Regarding the word “random,” in college, my nerdly cohorts and I used it all the time as slang to describe situations and actions that were, well, random. Then I got out into the real world and stopped hearing people use the term. In some sort of reality TV show a few years ago, Rachel Hunter (the former model) described a situation as being “just so random,” and it made me feel happy inside, because it conclusively proved that all supermodels are secretly nerds.
Not that this is conclusive beyond further discussion, but googling “grammar take bring,” the first 5 references were, 5 for 5, in agreement with me, not matt. Again, I recognize that this is more anecdotal than anything else, but I’d like to see a cite to the contrary. Thanks.
(ETA: checking further, 10 out of the first 10 google links agree with me.)
RickJay quoted the American Heritage Dictionary above.
But seriously, are you really arguing that one should say “I brought this from Jimmy” when one means “I took this from Jimmy,” simply because the confiscated object is now in the same location as the speaker? That’s “outright barbarous,” in Orwell’s sense.
I had a fast look at some of the search results you mention. Several of them do not address the subject in enough detail to deal with the questions I raised. Grammargirl refers to your interpretation as “the quick and dirty rule” and discusses the existence of what she refers to as “exceptions,” which I would just argue are the use of other forms of deixis according to the same underlying rule. The point is, the difference between “bring” and “take” are indeed deictic, but you can use deixis with respect to something other than the speaker.
ETA: and re:Grammar Girl, she acknowledges there are usage exceptions. I’m not sure how you can interpret what I said as denying the possibility of isolated exceptions. Nonetheless, she agrees with my usage as primarily correct.
The piano/forte distinction aside, the use of “forte” to describe a strength or aptitude appears to have two acceptable pronounciations, including “fawr-TEY”.
Ignorant/ignant in that context isn’t being used to mean lacking in knowledge or training, it’s slang for not knowing how to act/acting stupid. I guess I wouldn’t call it people not knowing what ignorant means, but using it as slang (see: cool, sick, groovy).

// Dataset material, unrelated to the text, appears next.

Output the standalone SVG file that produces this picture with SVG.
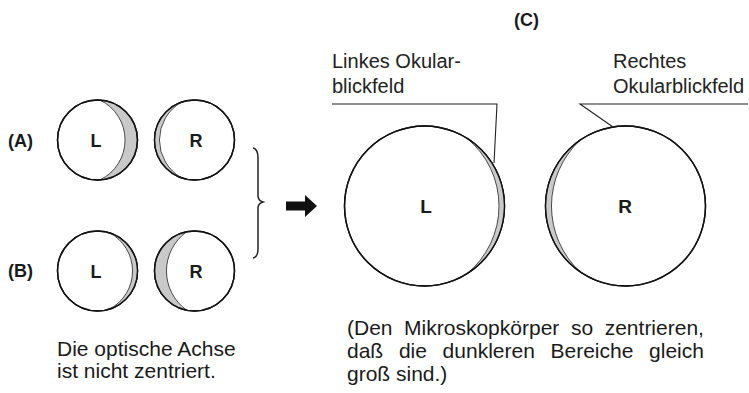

In the same vein, apocalypse. It means “revelation”, people. Either telling secrets or providing someone with arcane information he did not know before. Here on the Dope, we have apocalypses every day :). The word you’re looking for is eschaton.
Well, my dictionary says “Apocalypse” also means “catastrophic destruction.” Looks like all the other dictionaries say that too. It’s been used that way since before we were born. I know it meant “revelation” in Greek, but we aren’t speaking Greek.
Definition 1: "To cause to come along with oneself; to fetch. It includes ‘lead’ or ‘conduct’ (F. amener) as well as ‘carry’ (F. apporter); it implies motion towards the place where the speaker or auditor is, or is supposed to be, being in sense the causal of come; motion in the opposite direction is expressed by take (Fr. emmener, emporter). [Bolding mine]
Note “or is supposed to be.” The “supposed to be” is the subjective projection of the speaker.
Connotation b. “by leading, conducting, propelling, etc.”
Example: “1885 H. O. FORBES Nat. Wand. III. viii. 258 At length a bend of the river brought me in sight of the European…quarter of the city.”
Without reading the rest of the thread to see if this has been addressed, “presently” has been more or less synonymous with “currently” since the 15th century, so it’s hard to see why you object to it.